People back home asked me eagerly about my new life in America. They assumed that a “New York” mailing address meant that I lived in the fibrillating heart of Manhattan itself, and they were puzzled and disappointed when told them I lived on Long Island, and liked it. The emigrants and refugees of the world flock to New York City and Los Angeles and Miami, not to Hicksville or Smithtown. Most immigrants to Long Island arrived here accidentally, often because a wrong turn on the way to Greenwich Village carried them helplessly through the Midtown Tunnel, and they never found their way back.

As for me, I had met my destiny. We settled in, put our names on the mailbox, bought a lawn tractor, set up some deck furniture, and learned to commute. Within a matter of months I has become a trained and dedicated suburbanite, often to be seen pushing a three-wheeled trolley in supermarket, washing the car in the driveway, and even riding the law tractor in ever-decreasing circles on a lawn that seemed (to me) as big as a whole prairie.

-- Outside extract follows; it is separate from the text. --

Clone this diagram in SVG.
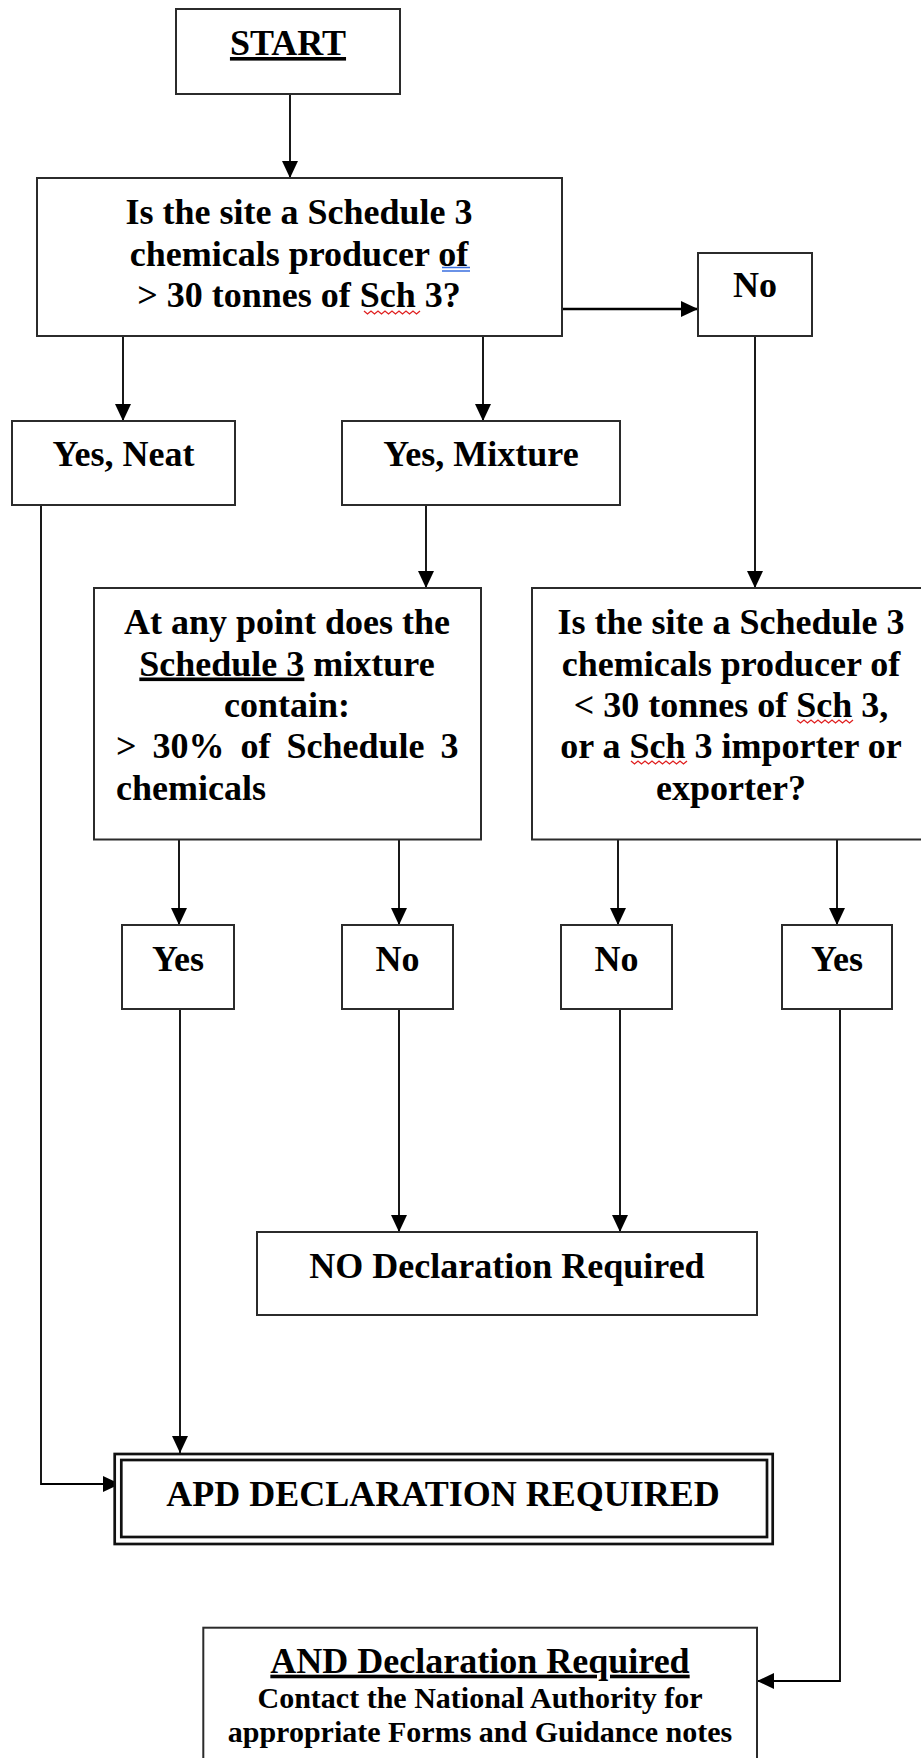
<svg xmlns="http://www.w3.org/2000/svg" width="921" height="1758" viewBox="0 0 921 1758">
<defs>
<marker id="arr" markerUnits="userSpaceOnUse" markerWidth="17" markerHeight="16" refX="17" refY="8" orient="auto">
<path d="M0,0 L17,8 L0,16 z" fill="#000"/>
</marker>
<style>
rect.box{fill:#fff;stroke:#2b2b2b;stroke-width:2}
text{font-family:"Liberation Serif","Times New Roman",serif;font-weight:bold;font-size:36px;fill:#000}
text.c{text-anchor:middle}
text.s{font-size:30px}
.conn line,.conn polyline{fill:none;stroke:#000;stroke-width:1.8}
.spell{fill:none;stroke:#e02020;stroke-width:1.3}
.gram{fill:none;stroke:#3a6fe0;stroke-width:1.3}
</style>
</defs>
<rect width="921" height="1758" fill="#fff"/>

<g class="conn" id="connectors">
<line x1="290" y1="95" x2="290" y2="178" marker-end="url(#arr)"/>
<line x1="562" y1="309" x2="698" y2="309" marker-end="url(#arr)" style="stroke-width:2.4"/>
<line x1="755" y1="336" x2="755" y2="588" marker-end="url(#arr)"/>
<line x1="123" y1="336" x2="123" y2="421" marker-end="url(#arr)"/>
<line x1="483" y1="336" x2="483" y2="421" marker-end="url(#arr)"/>
<line x1="426" y1="505" x2="426" y2="588" marker-end="url(#arr)"/>
<polyline points="41,505 41,1484 120,1484" marker-end="url(#arr)"/>
<line x1="179" y1="840" x2="179" y2="925" marker-end="url(#arr)"/>
<line x1="399" y1="840" x2="399" y2="925" marker-end="url(#arr)"/>
<line x1="618" y1="840" x2="618" y2="925" marker-end="url(#arr)"/>
<line x1="837" y1="840" x2="837" y2="925" marker-end="url(#arr)"/>
<line x1="399" y1="1009" x2="399" y2="1232" marker-end="url(#arr)"/>
<line x1="620" y1="1009" x2="620" y2="1232" marker-end="url(#arr)"/>
<line x1="180" y1="1009" x2="180" y2="1453" marker-end="url(#arr)"/>
<polyline points="840,1009 840,1681 757,1681" marker-end="url(#arr)"/>
</g>

<g id="start">
<rect class="box" x="176" y="9" width="224" height="85"/>
<text class="c" x="288" y="55" text-decoration="underline">START</text>
</g>

<g id="q1">
<rect class="box" x="37" y="178" width="525" height="158"/>
<text class="c" x="299" y="224">Is the site a Schedule 3</text>
<text class="c" x="299" y="265.5">chemicals producer of</text>
<text class="c" x="299" y="306.5">&gt; 30 tonnes of Sch 3?</text>
<path class="gram" d="M442,267.5 H470 M442,271 H470"/>
<path class="spell" d="M364,311 l3.5,3 l3.5,-3 l3.5,3 l3.5,-3 l3.5,3 l3.5,-3 l3.5,3 l3.5,-3 l3.5,3 l3.5,-3 l3.5,3 l3.5,-3 l3.5,3 l3.5,-3 l3.5,3 l3.5,-3"/>
</g>

<g id="no-top">
<rect class="box" x="698" y="253" width="114" height="83"/>
<text class="c" x="755" y="297">No</text>
</g>

<g id="yes-neat">
<rect class="box" x="12" y="421" width="223" height="84"/>
<text class="c" x="123.5" y="466">Yes, Neat</text>
</g>

<g id="yes-mixture">
<rect class="box" x="342" y="421" width="278" height="84"/>
<text class="c" x="481" y="466">Yes, Mixture</text>
</g>

<g id="q-mixture">
<rect class="box" x="94" y="588" width="387" height="251.5"/>
<text class="c" x="287" y="634">At any point does the</text>
<text class="c" x="287" y="675.5"><tspan text-decoration="underline">Schedule 3</tspan> mixture</text>
<text class="c" x="287" y="717">contain:</text>
<text x="116" y="758" style="word-spacing:7px">&gt; 30% of Schedule 3</text>
<text x="116" y="799.5">chemicals</text>
</g>

<g id="q2">
<rect class="box" x="532" y="588" width="400" height="251.5"/>
<text class="c" x="731" y="634">Is the site a Schedule 3</text>
<text class="c" x="731" y="675.5">chemicals producer of</text>
<text class="c" x="731" y="717">&lt; 30 tonnes of Sch 3,</text>
<text class="c" x="731" y="758">or a Sch 3 importer or</text>
<text class="c" x="731" y="799.5">exporter?</text>
<path class="spell" d="M797,720 l3.5,3 l3.5,-3 l3.5,3 l3.5,-3 l3.5,3 l3.5,-3 l3.5,3 l3.5,-3 l3.5,3 l3.5,-3 l3.5,3 l3.5,-3 l3.5,3 l3.5,-3 l3.5,3 l3.5,-3"/>
<path class="spell" d="M631,761 l3.5,3 l3.5,-3 l3.5,3 l3.5,-3 l3.5,3 l3.5,-3 l3.5,3 l3.5,-3 l3.5,3 l3.5,-3 l3.5,3 l3.5,-3 l3.5,3 l3.5,-3 l3.5,3 l3.5,-3"/>
</g>

<g id="yes-1">
<rect class="box" x="122" y="925" width="112" height="84"/>
<text class="c" x="178" y="971">Yes</text>
</g>
<g id="no-1">
<rect class="box" x="342" y="925" width="111" height="84"/>
<text class="c" x="397.5" y="971">No</text>
</g>
<g id="no-2">
<rect class="box" x="561" y="925" width="111" height="84"/>
<text class="c" x="616.5" y="971">No</text>
</g>
<g id="yes-2">
<rect class="box" x="782" y="925" width="110" height="84"/>
<text class="c" x="837" y="971">Yes</text>
</g>

<g id="no-declaration">
<rect class="box" x="257" y="1232" width="500" height="83"/>
<text class="c" x="507" y="1278">NO Declaration Required</text>
</g>

<g id="apd-declaration">
<rect x="114.7" y="1454" width="658" height="90" fill="#fff" stroke="#111" stroke-width="2.7"/>
<rect x="121.3" y="1460" width="645.7" height="77" fill="none" stroke="#111" stroke-width="2.7"/>
<text class="c" x="443" y="1506">APD DECLARATION REQUIRED</text>
</g>

<g id="and-declaration">
<rect class="box" x="203.3" y="1627.7" width="553.7" height="150"/>
<text class="c" x="480" y="1672.7" text-decoration="underline">AND Declaration Required</text>
<text class="c s" x="480" y="1708">Contact the National Authority for</text>
<text class="c s" x="480" y="1742">appropriate Forms and Guidance notes</text>
</g>
</svg>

This is probably the closest thing to a secular utopia that we will ever achieve. In suburbia, we are insulated from the hothouse of the city and the idiocy of rural life. In suburbia we can have privacy, that precious commodity destroyed by the intimacy of a village or the crowding of a city. We can choose exactly how many or how few people we want to interact with every day. For many suburbanites, the answer seems to be “none,” and that’s fine.

Suburbia is a green anteroom to heaven, and this benign state of limbo may be the goal to which all human life has tended, the evolutionary Ultima Thule – no surprises, and unlimited shopping opportunities. Properly understood and lived in, suburbs make the business of getting from birth to death virtually painless. Who could ask for anything more?